Um dia após o governo aumentar em R$ 20 bilhões o rombo da meta fiscal e anunciar cortes em vários setores, inclusive, no reajuste do salário mínimo para o ano que vem, deputados passaram a quarta-feira (16) montando estratégias para justificar a criação de um fundo público de financiamento de campanha eleitoral.
Previsto inicialmente para chegar a R$ 3,6 bilhões, ao longo do dia, o valor caiu para R$ 2 bilhões e, no fim, os parlamentares jogaram a polêmica da definição da cifra e da origem dos recursos para depois.
A missão caberá à Comissão Mista de Orçamento, em dezembro.
Por meio de um acordo entre os líderes partidários, o plenário fatiou a proposta e debateu apenas o texto-base da reforma política — sem os destaques —, que prevê o mandato dos membros dos tribunais superiores, mudanças nas datas de posse e o ainda controverso financiamento de campanha.
“Para tirar da sociedade é fácil. Cortam salários e fazem mudanças. Na hora de criar um fundo bilionário que beneficia o Legislativo, ocorre na mesma rapidez. A diferença é que, esta Casa, que devia prestigiar o povo, só toma decisões contra ele”, disse o deputado Glauber Braga (RJ), líder do PSol.
Destaques importantes, como o “distritão” e o próprio financiamento das campanhas, foram jogados para a semana que vem, conforme antecipou o Correio. Embora tenha ido a plenário, a PEC 77/2003 não foi votada porque um requerimento de encerramento de discussão foi aprovado com 361 votos.
O presidente da Câmara, Rodrigo Maia (DEM-RJ), encerrou a sessão, alegando ainda a falta de quórum. “Não dá para votar com 430 pessoas aqui dentro”, disse Maia. Os trabalhos recomeçam na próxima terça-feira.
Consultados pela reportagem, assessores do Tribunal Superior Eleitoral (TSE) afirmaram que o fato de a definição dos valores e a origem do fundo terem ficado para dezembro não fere as regras eleitorais de alterações até um ano antes da eleição. Para valer no pleito do ano que vem, basta ser criado até outubro, os detalhes podem ser discutidos depois.
Senado
Apesar de a reforma política ainda estar na Câmara, os senadores tiveram grande participação nos debates. O recado de que o fundo não passaria na Casa foi enviado logo cedo ao plenário vizinho.

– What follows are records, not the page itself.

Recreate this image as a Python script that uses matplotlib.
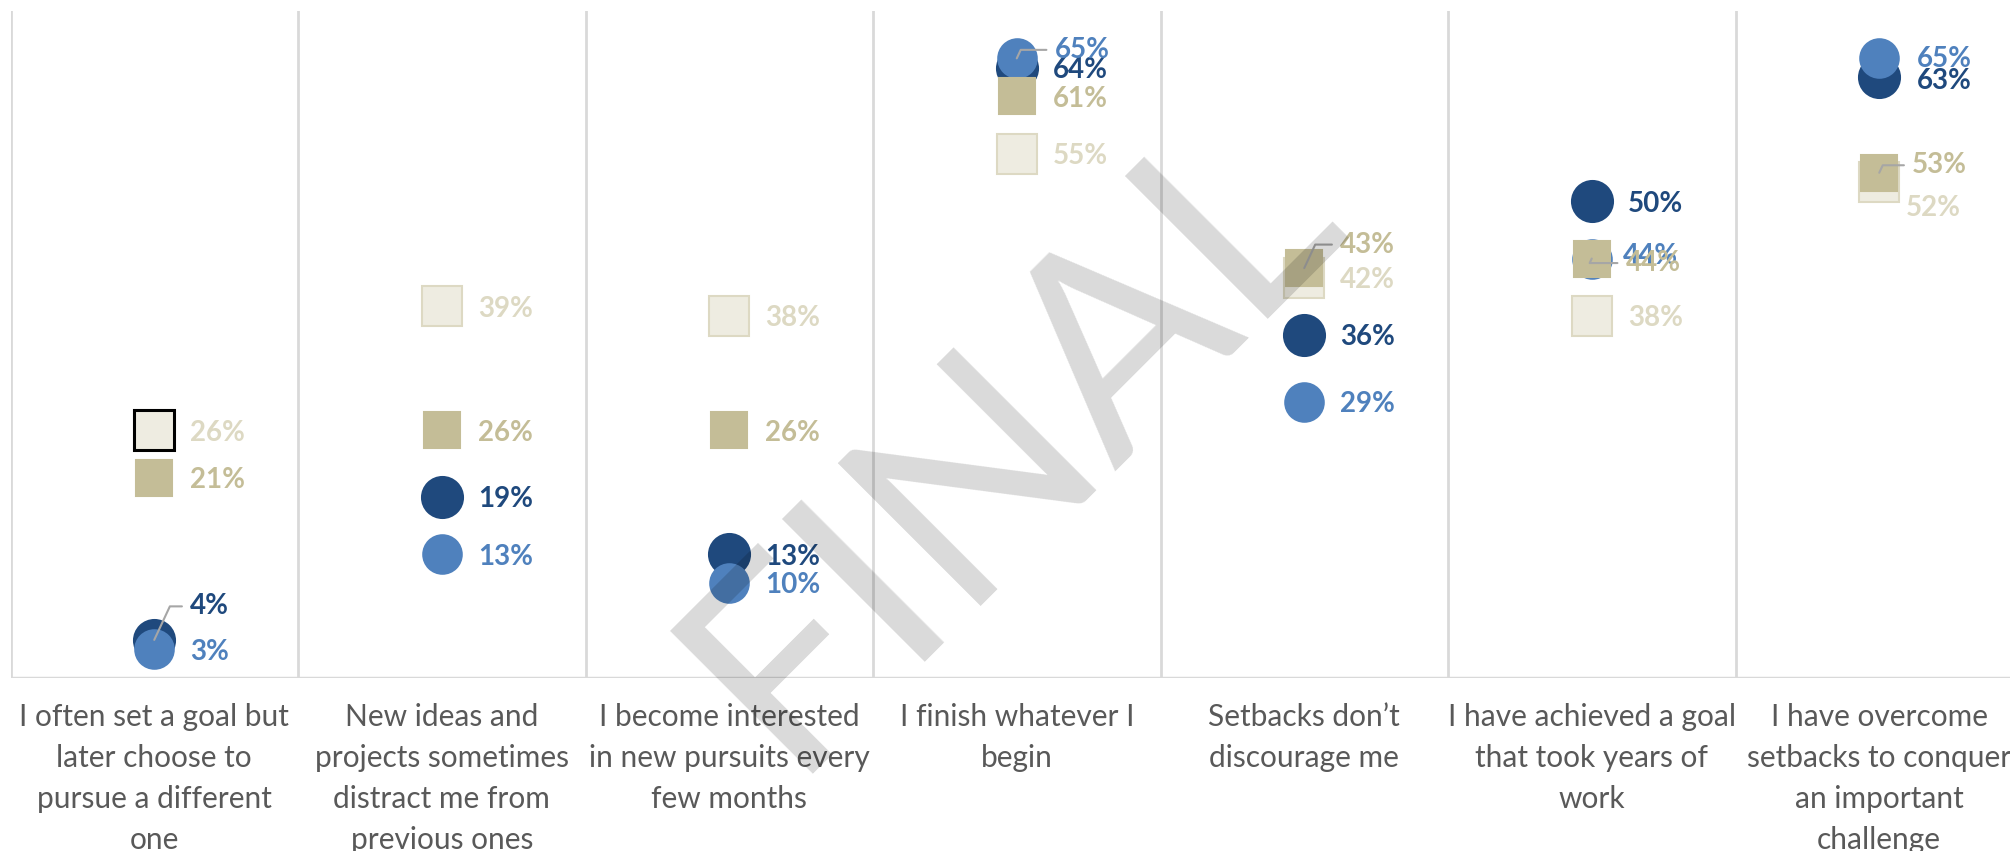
import numpy as np
import matplotlib
matplotlib.use("Agg")
import matplotlib.pyplot as plt

plt.rcParams["font.family"] = ["Lato", "DejaVu Sans"]

# ---- data ----
categories = [
    "I often set a goal but\nlater choose to\npursue a different\none",
    "New ideas and\nprojects sometimes\ndistract me from\nprevious ones",
    "I become interested\nin new pursuits every\nfew months",
    "I finish whatever I\nbegin",
    "Setbacks don\u2019t\ndiscourage me",
    "I have achieved a goal\nthat took years of\nwork",
    "I have overcome\nsetbacks to conquer\nan important\nchallenge",
]
navy_vals = [4, 19, 13, 64, 36, 50, 63]
blue_vals = [3, 13, 10, 65, 29, 44, 65]
tan_vals = [21, 26, 26, 61, 43, 44, 53]
beige_vals = [26, 39, 38, 55, 42, 38, 52]

# styling per series: (values, marker, size px, face, edge, label colour, zorder)
series = {
    "beige": (beige_vals, "s", 39.5, "#eeece1", "#ddd9c3", "#ddd9c3", 2),
    "navy": (navy_vals, "o", 41, "#1f497d", "#1f497d", "#1f497d", 3),
    "blue": (blue_vals, "o", 38.5, "#4f81bd", "#4f81bd", "#4f81bd", 4),
    "tan": (tan_vals, "s", 36, "#c4bd97", "#c4bd97", "#c4bd97", 5),
}

# label nudges in pixels (dx from marker centre, dy up), plus whether a leader line is drawn
DEFAULT_DX = 36
nudges = {
    ("navy", 0): (36, 36, True),
    ("blue", 3): (38, 11, True),
    ("tan", 4): (36, 26, True),
    ("blue", 5): (31, 5, False),
    ("tan", 5): (34, -2, True),
    ("blue", 6): (38, 2, False),
    ("navy", 6): (38, -1, False),
    ("tan", 6): (33, 10, True),
    ("beige", 6): (27, -23, False),
}

W, H = 2010, 851
fig = plt.figure(figsize=(W / 100, H / 100), dpi=100)
left, right, bottom, top = 10.5, 2023.0, 678.0, 10.7
ax = fig.add_axes([left / W, (H - bottom) / H, (right - left) / W, (bottom - top) / H])

x = np.arange(len(categories))
ax.set_xlim(-0.5, len(categories) - 0.5)
ax.set_ylim(0, 70)

px = 0.72  # points per pixel at dpi 100

for name, (vals, mk, size, face, edge, lcol, z) in series.items():
    ax.plot(x, vals, linestyle="none", marker=mk, markersize=size * px,
            markerfacecolor=face, markeredgecolor=edge, markeredgewidth=1.5,
            zorder=z, clip_on=False)
    for i, v in enumerate(vals):
        dx, dy, lead = nudges.get((name, i), (DEFAULT_DX, 0, False))
        kw = {}
        if lead:
            kw["arrowprops"] = dict(arrowstyle="-", color="#a6a6a6", lw=1.5,
                                    shrinkA=4, shrinkB=0, relpos=(0, 0.5),
                                    connectionstyle="angle,angleA=0,angleB=65,rad=0")
        ax.annotate(f"{v}%", xy=(i, v), xytext=(dx * px, dy * px),
                    textcoords="offset points", ha="left", va="center_baseline",
                    fontsize=20, fontweight="bold", color=lcol, zorder=z + 5,
                    annotation_clip=False, **kw)

# first beige square has a black outline (selected point)
ax.plot([x[0]], [beige_vals[0]], linestyle="none", marker="s", markersize=39.5 * px,
        markerfacecolor="#eeece1", markeredgecolor="black", markeredgewidth=2.2, zorder=2)

# category separators and baseline
for b in np.arange(-0.5, len(categories), 1.0):
    ax.axvline(b, color="#d9d9d9", lw=2, zorder=0)
ax.axhline(0, color="#d9d9d9", lw=2.5, zorder=0)

for s in ax.spines.values():
    s.set_visible(False)
ax.set_xticks([])
ax.set_yticks([])

for i, c in enumerate(categories):
    ax.annotate(c, xy=(i, 0), xytext=(0, -25 * px), textcoords="offset points",
                ha="center", va="top", fontsize=21.5, color="#595959",
                linespacing=1.56, annotation_clip=False)

# watermark
fig.text(1066 / W, 1 - 495 / H, "FINAL", rotation=45, fontsize=203,
         color="black", alpha=0.15, ha="center", va="baseline",
         rotation_mode="anchor", zorder=20)

fig.savefig("out.png", dpi=100, facecolor="white")
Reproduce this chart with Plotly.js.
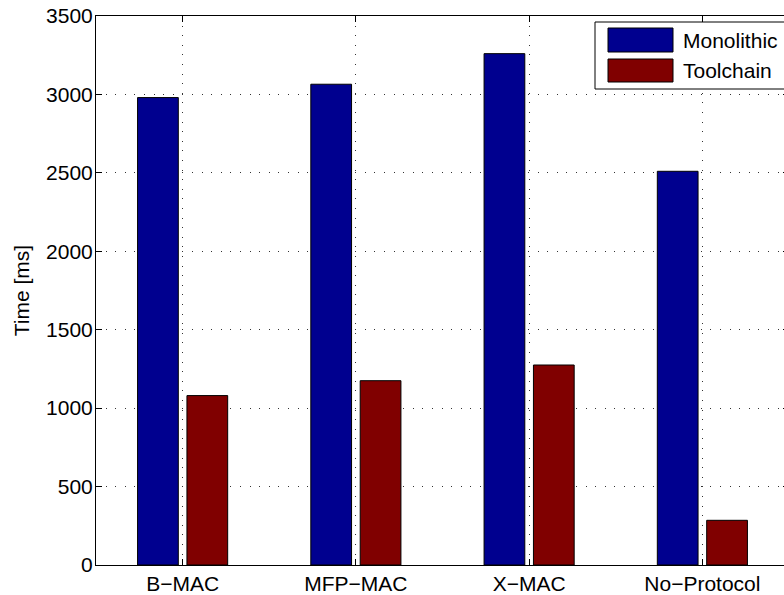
<!DOCTYPE html>
<html>
<head>
<meta charset="utf-8">
<script src="https://cdn.plot.ly/plotly-3.0.1.min.js"></script>
<style>
  html, body { margin: 0; padding: 0; overflow: hidden; background: #fff; }
  #chart { width: 800px; height: 595px; }
</style>
</head>
<body>
<div id="chart"></div>
<script>
// Run time per MAC protocol, monolithic build vs. toolchain
const categories = ['B\u2212MAC', 'MFP\u2212MAC', 'X\u2212MAC', 'No\u2212Protocol'];
const seriesNames = ['Monolithic', 'Toolchain'];
const monolithic = [2980, 3065, 3260, 2510];
const toolchain = [1080, 1175, 1275, 285];
const yTicks = [0, 500, 1000, 1500, 2000, 2500, 3000, 3500];

const colors = ['#00008F', '#800000'];
const FONT = 'Liberation Sans, Arial, Helvetica, sans-serif';
const FS = 21;

// Figure geometry (pixels)
const W = 800, H = 595;
const ML = 96, MR = 11, MT = 16, MB = 30;
const PW = W - ML - MR, PH = H - MT - MB;
const px = v => (v - ML) / PW;           // pixel x -> paper x
const py = v => (H - MB - v) / PH;       // pixel y -> paper y

const traces = [monolithic, toolchain].map((vals, i) => ({
  type: 'bar',
  x: categories,
  y: vals,
  name: seriesNames[i],
  marker: { color: colors[i], line: { color: '#000', width: 1 } },
  showlegend: false,
  hoverinfo: 'x+y+name'
}));

// Boxed legend with wide swatches
const legBox = { x0: 595, x1: 805, y0: 22, y1: 89 };
const swatches = [
  { y0: 28, y1: 52 },
  { y0: 59, y1: 82 }
];
const shapes = [{
  type: 'rect', xref: 'paper', yref: 'paper', layer: 'above',
  x0: px(legBox.x0), x1: px(legBox.x1), y0: py(legBox.y1), y1: py(legBox.y0),
  fillcolor: '#fff', line: { color: '#000', width: 1 }
}];
const annotations = [];
swatches.forEach((s, i) => {
  shapes.push({
    type: 'rect', xref: 'paper', yref: 'paper', layer: 'above',
    x0: px(608), x1: px(673), y0: py(s.y1), y1: py(s.y0),
    fillcolor: colors[i], line: { color: '#000', width: 1 }
  });
  annotations.push({
    xref: 'paper', yref: 'paper', x: px(681), y: py((s.y0 + s.y1) / 2),
    xanchor: 'left', yanchor: 'middle', showarrow: false,
    text: seriesNames[i], font: { family: FONT, size: FS, color: '#000' }
  });
});

const gridDash = '1px,8.6px';

const layout = {
  width: W, height: H,
  margin: { l: ML, r: MR, t: MT, b: MB, pad: 0 },
  paper_bgcolor: '#fff', plot_bgcolor: '#fff',
  font: { family: FONT, size: FS, color: '#000' },
  barmode: 'group',
  bargap: 0.43,
  bargroupgap: 0.175,
  showlegend: false,
  xaxis: {
    type: 'category',
    range: [-0.5, categories.length - 0.5],
    showline: true, linecolor: '#000', linewidth: 1, mirror: 'ticks',
    ticks: 'inside', ticklen: 6, tickcolor: '#000', tickwidth: 1,
    showgrid: true, gridcolor: '#333', gridwidth: 1, griddash: gridDash,
    tickfont: { family: FONT, size: FS, color: '#000' },
    ticklabelstandoff: 0,
    zeroline: false, fixedrange: true
  },
  yaxis: {
    range: [0, 3500],
    tickmode: 'array', tickvals: yTicks, ticktext: yTicks.map(String),
    showline: true, linecolor: '#000', linewidth: 1, mirror: 'ticks',
    ticks: 'inside', ticklen: 6, tickcolor: '#000', tickwidth: 1,
    showgrid: true, gridcolor: '#333', gridwidth: 1, griddash: gridDash,
    tickfont: { family: FONT, size: FS, color: '#000' },
    ticklabelstandoff: -2,
    zeroline: false, fixedrange: true,
    title: { text: 'Time [ms]', font: { family: FONT, size: FS, color: '#000' }, standoff: 10 }
  },
  shapes: shapes,
  annotations: annotations
};

Plotly.newPlot('chart', traces, layout, { displayModeBar: false, staticPlot: true });
</script>
</body>
</html>
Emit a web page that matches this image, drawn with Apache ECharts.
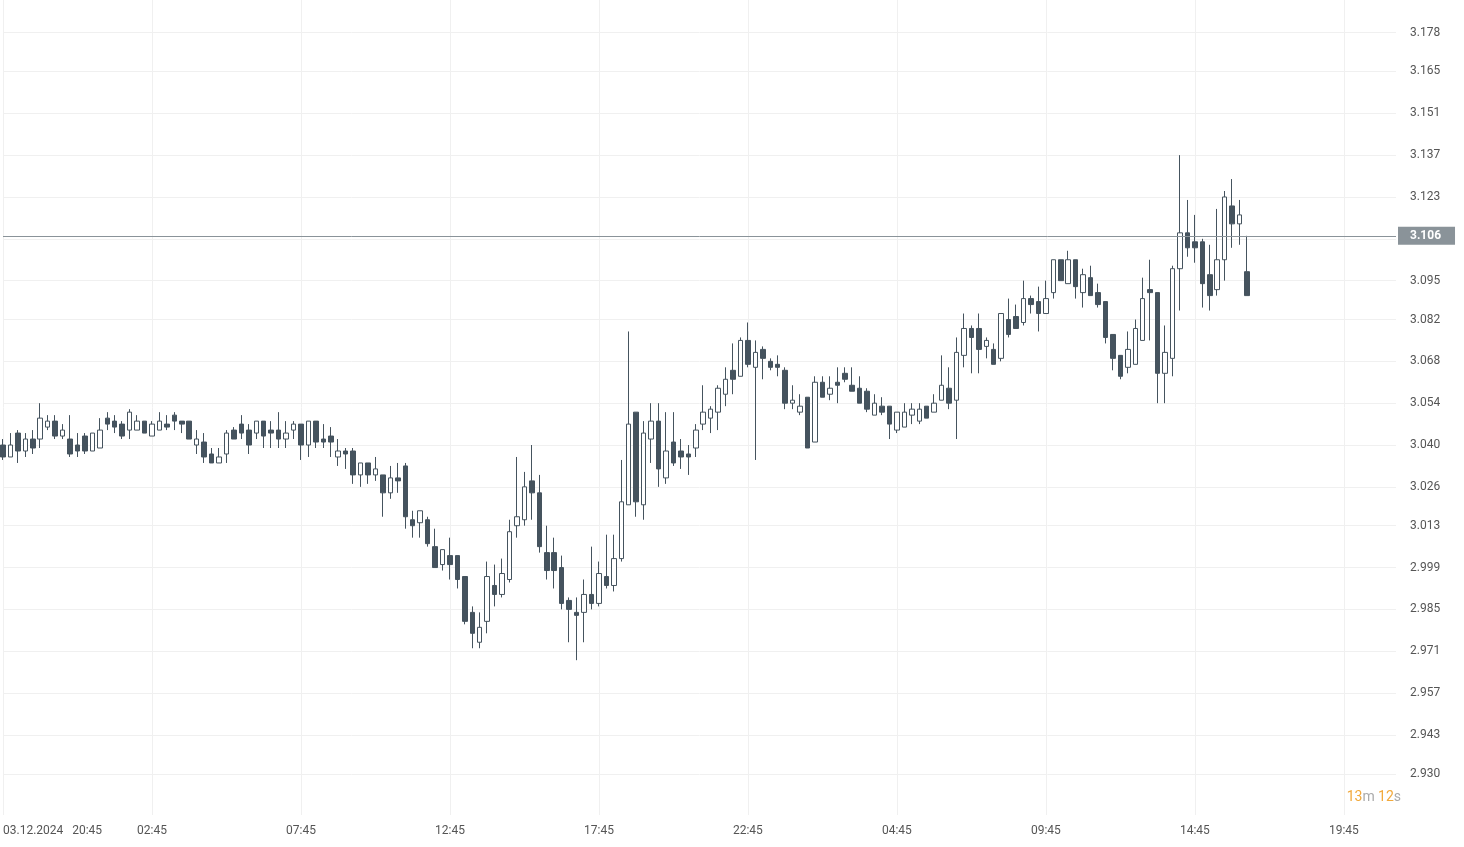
<!DOCTYPE html>
<html><head><meta charset="utf-8">
<script src="https://cdn.jsdelivr.net/npm/echarts@6/dist/echarts.min.js"></script>
<style>html,body{margin:0;padding:0;background:#fff}#c{width:1464px;height:847px}</style>
</head><body><div id="c"></div>
<script>
// [open, close, low, high]
const candles = [
[3.040,3.036,3.035,3.042],[3.036,3.040,3.036,3.044],[3.044,3.038,3.034,3.045],[3.038,3.042,3.036,3.044],[3.042,3.039,3.037,3.045],
[3.042,3.049,3.039,3.054],[3.046,3.048,3.045,3.050],[3.048,3.043,3.042,3.050],[3.043,3.045,3.042,3.047],[3.042,3.037,3.036,3.050],
[3.040,3.038,3.036,3.044],[3.043,3.038,3.037,3.044],[3.038,3.044,3.038,3.044],[3.039,3.045,3.039,3.049],[3.049,3.047,3.045,3.051],
[3.048,3.046,3.044,3.050],[3.047,3.043,3.042,3.048],[3.045,3.051,3.042,3.052],[3.045,3.048,3.045,3.050],[3.048,3.044,3.044,3.048],
[3.043,3.047,3.043,3.048],[3.045,3.048,3.045,3.051],[3.047,3.046,3.045,3.050],[3.050,3.048,3.045,3.051],[3.048,3.047,3.044,3.048],
[3.048,3.042,3.042,3.048],[3.040,3.042,3.037,3.045],[3.041,3.036,3.034,3.044],[3.037,3.034,3.034,3.039],[3.034,3.036,3.034,3.039],
[3.037,3.044,3.034,3.045],[3.045,3.042,3.042,3.046],[3.047,3.044,3.042,3.050],[3.045,3.040,3.037,3.047],[3.044,3.048,3.042,3.048],
[3.048,3.043,3.039,3.048],[3.045,3.044,3.039,3.048],[3.045,3.042,3.039,3.051],[3.042,3.044,3.039,3.048],[3.045,3.047,3.042,3.048],
[3.047,3.040,3.035,3.047],[3.040,3.048,3.036,3.048],[3.048,3.041,3.039,3.048],[3.042,3.041,3.039,3.047],[3.043,3.041,3.036,3.046],
[3.036,3.038,3.033,3.042],[3.038,3.037,3.032,3.039],[3.038,3.030,3.027,3.039],[3.030,3.034,3.026,3.034],[3.034,3.030,3.027,3.034],
[3.030,3.032,3.028,3.036],[3.030,3.024,3.016,3.030],[3.024,3.029,3.022,3.033],[3.029,3.028,3.024,3.034],[3.033,3.016,3.012,3.034],
[3.015,3.013,3.009,3.018],[3.014,3.018,3.009,3.018],[3.015,3.007,3.006,3.016],[3.006,2.999,2.999,3.012],[3.000,3.005,2.998,3.005],
[3.003,3.000,2.995,3.009],[3.003,2.995,2.992,3.003],[2.996,2.981,2.980,2.996],[2.984,2.977,2.972,2.986],[2.974,2.979,2.972,2.984],
[2.981,2.996,2.977,3.001],[2.993,2.990,2.986,3.000],[2.990,2.997,2.989,3.002],[2.995,3.011,2.994,3.015],[3.013,3.016,3.009,3.036],
[3.015,3.026,3.013,3.031],[3.028,3.024,3.015,3.040],[3.024,3.006,3.004,3.030],[3.004,2.998,2.995,3.013],[3.004,2.998,2.992,3.009],
[2.999,2.987,2.985,3.003],[2.988,2.985,2.974,2.989],[2.984,2.983,2.968,2.989],[2.984,2.990,2.974,2.995],[2.990,2.987,2.985,3.006],
[2.987,2.997,2.986,3.001],[2.996,2.993,2.992,3.010],[2.993,3.002,2.991,3.010],[3.002,3.021,3.001,3.035],[3.020,3.047,3.020,3.078],
[3.051,3.021,3.016,3.051],[3.020,3.044,3.015,3.048],[3.042,3.048,3.034,3.054],[3.048,3.032,3.026,3.054],[3.029,3.038,3.027,3.051],
[3.041,3.034,3.033,3.051],[3.038,3.036,3.032,3.042],[3.037,3.036,3.030,3.040],[3.039,3.045,3.036,3.047],[3.047,3.051,3.045,3.060],
[3.049,3.052,3.044,3.053],[3.051,3.059,3.045,3.060],[3.057,3.062,3.053,3.066],[3.065,3.062,3.057,3.074],[3.063,3.075,3.063,3.076],
[3.075,3.067,3.066,3.081],[3.066,3.071,3.035,3.075],[3.072,3.069,3.062,3.073],[3.068,3.066,3.065,3.069],[3.067,3.066,3.063,3.070],
[3.065,3.054,3.052,3.066],[3.054,3.055,3.052,3.060],[3.051,3.053,3.050,3.057],[3.056,3.039,3.039,3.056],[3.041,3.061,3.041,3.063],
[3.061,3.056,3.056,3.063],[3.057,3.059,3.055,3.063],[3.061,3.060,3.054,3.066],[3.064,3.062,3.061,3.066],[3.060,3.058,3.058,3.066],
[3.059,3.054,3.054,3.063],[3.058,3.052,3.051,3.059],[3.050,3.054,3.050,3.057],[3.053,3.051,3.050,3.056],[3.053,3.047,3.042,3.053],
[3.045,3.051,3.044,3.051],[3.046,3.051,3.046,3.054],[3.050,3.052,3.047,3.054],[3.048,3.052,3.047,3.054],[3.053,3.049,3.049,3.053],
[3.051,3.054,3.051,3.057],[3.055,3.060,3.055,3.070],[3.059,3.054,3.052,3.066],[3.055,3.071,3.042,3.076],[3.070,3.079,3.066,3.084],
[3.079,3.076,3.064,3.080],[3.079,3.072,3.064,3.084],[3.073,3.075,3.069,3.076],[3.072,3.067,3.067,3.074],[3.069,3.084,3.068,3.084],
[3.082,3.077,3.076,3.089],[3.083,3.079,3.079,3.087],[3.081,3.089,3.080,3.095],[3.089,3.087,3.084,3.090],[3.088,3.084,3.078,3.093],
[3.084,3.089,3.084,3.095],[3.091,3.102,3.089,3.102],[3.102,3.095,3.095,3.102],[3.094,3.102,3.094,3.105],[3.102,3.093,3.089,3.102],
[3.091,3.097,3.086,3.099],[3.096,3.090,3.090,3.100],[3.091,3.087,3.086,3.094],[3.088,3.076,3.074,3.088],[3.077,3.069,3.065,3.077],
[3.070,3.063,3.062,3.070],[3.066,3.072,3.064,3.078],[3.067,3.079,3.067,3.082],[3.075,3.089,3.075,3.096],[3.092,3.091,3.075,3.102],
[3.091,3.064,3.054,3.091],[3.064,3.071,3.054,3.080],[3.069,3.099,3.063,3.100],[3.099,3.111,3.085,3.137],[3.111,3.106,3.103,3.122],
[3.108,3.106,3.101,3.117],[3.108,3.094,3.086,3.109],[3.097,3.090,3.085,3.107],[3.092,3.102,3.090,3.119],[3.102,3.123,3.095,3.125],
[3.120,3.114,3.106,3.129],[3.114,3.117,3.107,3.122],[3.098,3.090,3.090,3.110]
];
const totalSlots = 188;
const xTickLabels = {0:'03.12.2024   20:45',20:'02:45',40:'07:45',60:'12:45',80:'17:45',100:'22:45',120:'04:45',140:'09:45',160:'14:45',180:'19:45'};
const yTickLabels = [2.916,2.930,2.943,2.957,2.971,2.985,2.999,3.013,3.026,3.040,3.054,3.068,3.082,3.095,3.109,3.123,3.137,3.151,3.165,3.178];
const currentPrice = 3.106;

const cats = [];
for (let i = 0; i < totalSlots; i++) cats.push(String(i));
const dark = '#45535e';
const chart = echarts.init(document.getElementById('c'));
chart.setOption({
  animation: false,
  grid: {left: 3, right: 68, top: 0, bottom: 32},
  xAxis: {
    type: 'category', data: cats, boundaryGap: false,
    axisLine: {show: false}, axisTick: {show: false},
    axisLabel: {
      interval: (i) => xTickLabels[i] !== undefined,
      formatter: (v) => xTickLabels[+v] || '',
      color: '#555', fontSize: 12, fontFamily: 'Roboto', margin: 10,
      align: 'center',
      alignMinLabel: 'left'
    },
    splitLine: {show: true, interval: (i) => i % 20 === 0, lineStyle: {color: '#f0f0f0'}}
  },
  yAxis: {
    type: 'value', position: 'right', scale: true,
    min: 2.9162, max: 2.9162 + 815 / 2988.5,
    axisLine: {show: false}, axisTick: {show: false, customValues: yTickLabels},
    axisLabel: {customValues: yTickLabels, formatter: (v) => v.toFixed(3), color: '#555', fontSize: 12, fontFamily: 'Roboto', margin: 14, align: 'left'},
    splitLine: {show: true, lineStyle: {color: '#f0f0f0'}}
  },
  series: [{
    type: 'candlestick', data: candles, barWidth: 5,
    itemStyle: {color: '#ffffff', color0: dark, borderColor: dark, borderColor0: dark, borderWidth: 1},
    markLine: {
      symbol: 'none', silent: true,
      lineStyle: {color: '#8a9399', width: 1, type: 'solid'},
      label: {position: 'end', formatter: currentPrice.toFixed(3), color: '#fff', backgroundColor: '#8a9399', padding: [3, 14, 3, 12], fontSize: 12, fontWeight: 'bold', fontFamily: 'Roboto', distance: 2},
      data: [{yAxis: currentPrice}]
    }
  }],
  graphic: [{
    type: 'text', right: 63, top: 790,
    style: {text: '{o|13}{g|m} {o|12}{g|s}', rich: {o: {fill: '#f2a93b', fontSize: 14, fontFamily: 'Roboto'}, g: {fill: '#aaa', fontSize: 14, fontFamily: 'Roboto'}}}
  }]
});
</script></body></html>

O relator da reforma política, Vicente Cândido (PT-SP), foi convidado a almoçar no gabinete do senador Renan Calheiros (PMDB-AL), com o presidente do Senado, Eunício Oliveira (PMDB-CE), e o senador Jader Barbalho (PMDB-PA).
O grupo avaliou que, com a revisão das metas de deficit e os indicadores econômicos deteriorados, é impossível convencer o eleitorado a doar para eleger a atual classe política.
A recusa do Senado em relação ao tema fez o presidente da Câmara, Rodrigo Maia, rever a decisão de colocar a reforma toda em votação.
Em reunião com parlamentares próximos, afirmou que não poderia permitir esse desgaste à Câmara.
“Não podemos deixar que eles apareçam como os bonzinhos que derrubaram o fundão aprovado por nós”, disse Maia a colegas.
Para Eunício Oliveira, o melhor seria o retorno do financiamento privado de campanha, mas correligionários entendem que a mudança é inviável.
“Com a Lava-Jato aí, quem vai doar alguma coisa para os políticos? Tudo vai ser rastreado e vão querer saber de onde veio cada centavo”, disse Renan Calheiros.
Por isso, o ex-presidente do Senado defende um modelo misto: financiamento por empresas — com regras e limites claros — e público. A ideia deve nortear os debates quando a proposta chegar ao Senado.
Críticas
A Ordem dos Advogados do Brasil (OAB) é contrária à reforma política que tramita na Câmara.
De acordo com o presidente da entidade, Claudio Lamachia, a mudança mais grave é a que prevê a possibilidade de se ocultar doações de pessoas físicas em campanhas eleitorais.
A proposta permite ao doador pedir que o nome seja ocultado, com acesso apenas da Justiça Eleitoral e de órgãos de controle.
“Se a medida for aprovada, vamos levar ao STF. A ocultação do nome dos doadores fere princípios constitucionais e até mesmo a moralidade”, destacou.